**Stated problem**. Once the pictures are set aside, transcribe the remaining data exactly.

start Stored data

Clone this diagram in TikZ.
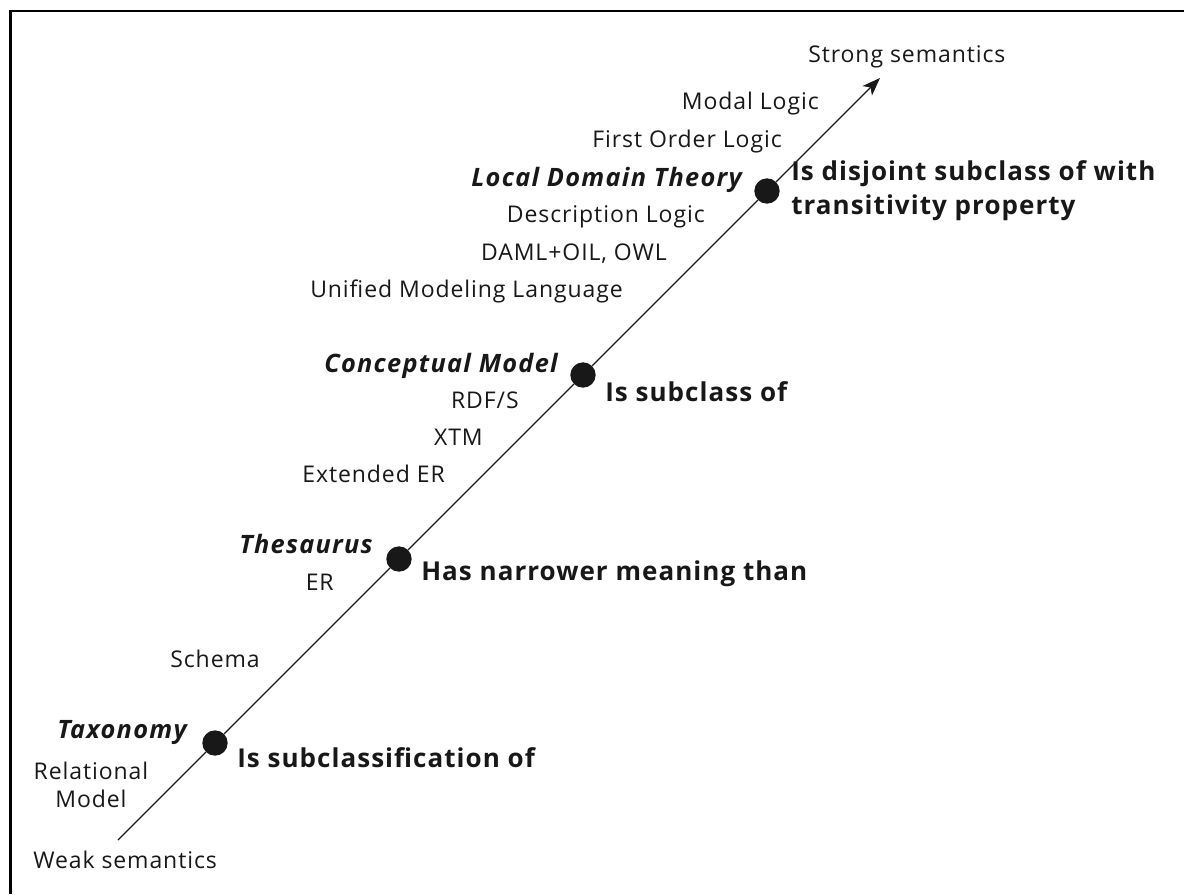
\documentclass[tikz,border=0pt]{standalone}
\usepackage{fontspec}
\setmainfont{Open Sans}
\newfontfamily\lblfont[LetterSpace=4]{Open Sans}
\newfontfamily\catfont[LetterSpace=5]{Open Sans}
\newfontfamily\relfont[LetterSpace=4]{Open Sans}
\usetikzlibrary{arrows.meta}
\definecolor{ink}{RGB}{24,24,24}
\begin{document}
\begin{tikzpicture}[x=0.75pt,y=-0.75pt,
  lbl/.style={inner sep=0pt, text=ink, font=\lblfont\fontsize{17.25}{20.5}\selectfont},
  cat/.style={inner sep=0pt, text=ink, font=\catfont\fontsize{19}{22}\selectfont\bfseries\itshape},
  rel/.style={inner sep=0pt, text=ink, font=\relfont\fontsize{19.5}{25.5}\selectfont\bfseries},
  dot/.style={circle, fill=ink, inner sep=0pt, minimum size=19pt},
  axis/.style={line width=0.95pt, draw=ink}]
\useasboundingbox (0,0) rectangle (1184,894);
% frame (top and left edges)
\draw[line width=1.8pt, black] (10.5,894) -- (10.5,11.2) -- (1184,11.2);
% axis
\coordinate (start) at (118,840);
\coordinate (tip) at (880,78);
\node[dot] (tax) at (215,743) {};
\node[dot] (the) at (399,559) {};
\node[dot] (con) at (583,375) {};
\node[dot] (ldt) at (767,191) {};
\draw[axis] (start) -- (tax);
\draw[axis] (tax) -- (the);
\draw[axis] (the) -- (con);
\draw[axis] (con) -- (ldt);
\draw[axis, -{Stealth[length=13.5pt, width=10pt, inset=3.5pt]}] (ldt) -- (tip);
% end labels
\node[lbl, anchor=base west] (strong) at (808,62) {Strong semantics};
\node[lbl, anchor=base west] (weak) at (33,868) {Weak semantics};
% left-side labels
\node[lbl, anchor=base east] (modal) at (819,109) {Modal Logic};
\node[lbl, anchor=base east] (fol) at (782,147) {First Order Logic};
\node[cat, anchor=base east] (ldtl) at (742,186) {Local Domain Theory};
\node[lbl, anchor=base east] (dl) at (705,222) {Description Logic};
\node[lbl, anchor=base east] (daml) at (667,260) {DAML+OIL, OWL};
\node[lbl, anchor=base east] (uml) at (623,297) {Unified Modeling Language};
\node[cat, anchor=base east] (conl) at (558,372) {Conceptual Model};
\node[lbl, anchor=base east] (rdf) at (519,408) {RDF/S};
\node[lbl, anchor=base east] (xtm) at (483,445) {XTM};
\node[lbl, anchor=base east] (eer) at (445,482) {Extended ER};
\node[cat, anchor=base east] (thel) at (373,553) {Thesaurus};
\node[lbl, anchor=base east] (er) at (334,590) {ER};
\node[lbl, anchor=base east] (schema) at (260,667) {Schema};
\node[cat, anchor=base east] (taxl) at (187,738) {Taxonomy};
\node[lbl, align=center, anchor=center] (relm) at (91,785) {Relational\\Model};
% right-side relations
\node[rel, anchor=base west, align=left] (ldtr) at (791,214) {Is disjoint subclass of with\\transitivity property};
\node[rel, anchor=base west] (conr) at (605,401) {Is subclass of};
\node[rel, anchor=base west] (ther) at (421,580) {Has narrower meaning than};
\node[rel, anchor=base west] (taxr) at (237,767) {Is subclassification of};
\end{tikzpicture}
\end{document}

end Stored data

**Response to this exercise**.
Clone this diagram in TikZ.
\documentclass[tikz,border=0pt]{standalone}
\usepackage{fontspec}
\setmainfont{Open Sans}
\newfontfamily\lblfont[LetterSpace=4]{Open Sans}
\newfontfamily\catfont[LetterSpace=5]{Open Sans}
\newfontfamily\relfont[LetterSpace=4]{Open Sans}
\usetikzlibrary{arrows.meta}
\definecolor{ink}{RGB}{24,24,24}
\begin{document}
\begin{tikzpicture}[x=0.75pt,y=-0.75pt,
  lbl/.style={inner sep=0pt, text=ink, font=\lblfont\fontsize{17.25}{20.5}\selectfont},
  cat/.style={inner sep=0pt, text=ink, font=\catfont\fontsize{19}{22}\selectfont\bfseries\itshape},
  rel/.style={inner sep=0pt, text=ink, font=\relfont\fontsize{19.5}{25.5}\selectfont\bfseries},
  dot/.style={circle, fill=ink, inner sep=0pt, minimum size=19pt},
  axis/.style={line width=0.95pt, draw=ink}]
\useasboundingbox (0,0) rectangle (1184,894);
% frame (top and left edges)
\draw[line width=1.8pt, black] (10.5,894) -- (10.5,11.2) -- (1184,11.2);
% axis
\coordinate (start) at (118,840);
\coordinate (tip) at (880,78);
\node[dot] (tax) at (215,743) {};
\node[dot] (the) at (399,559) {};
\node[dot] (con) at (583,375) {};
\node[dot] (ldt) at (767,191) {};
\draw[axis] (start) -- (tax);
\draw[axis] (tax) -- (the);
\draw[axis] (the) -- (con);
\draw[axis] (con) -- (ldt);
\draw[axis, -{Stealth[length=13.5pt, width=10pt, inset=3.5pt]}] (ldt) -- (tip);
% end labels
\node[lbl, anchor=base west] (strong) at (808,62) {Strong semantics};
\node[lbl, anchor=base west] (weak) at (33,868) {Weak semantics};
% left-side labels
\node[lbl, anchor=base east] (modal) at (819,109) {Modal Logic};
\node[lbl, anchor=base east] (fol) at (782,147) {First Order Logic};
\node[cat, anchor=base east] (ldtl) at (742,186) {Local Domain Theory};
\node[lbl, anchor=base east] (dl) at (705,222) {Description Logic};
\node[lbl, anchor=base east] (daml) at (667,260) {DAML+OIL, OWL};
\node[lbl, anchor=base east] (uml) at (623,297) {Unified Modeling Language};
\node[cat, anchor=base east] (conl) at (558,372) {Conceptual Model};
\node[lbl, anchor=base east] (rdf) at (519,408) {RDF/S};
\node[lbl, anchor=base east] (xtm) at (483,445) {XTM};
\node[lbl, anchor=base east] (eer) at (445,482) {Extended ER};
\node[cat, anchor=base east] (thel) at (373,553) {Thesaurus};
\node[lbl, anchor=base east] (er) at (334,590) {ER};
\node[lbl, anchor=base east] (schema) at (260,667) {Schema};
\node[cat, anchor=base east] (taxl) at (187,738) {Taxonomy};
\node[lbl, align=center, anchor=center] (relm) at (91,785) {Relational\\Model};
% right-side relations
\node[rel, anchor=base west, align=left] (ldtr) at (791,214) {Is disjoint subclass of with\\transitivity property};
\node[rel, anchor=base west] (conr) at (605,401) {Is subclass of};
\node[rel, anchor=base west] (ther) at (421,580) {Has narrower meaning than};
\node[rel, anchor=base west] (taxr) at (237,767) {Is subclassification of};
\end{tikzpicture}
\end{document}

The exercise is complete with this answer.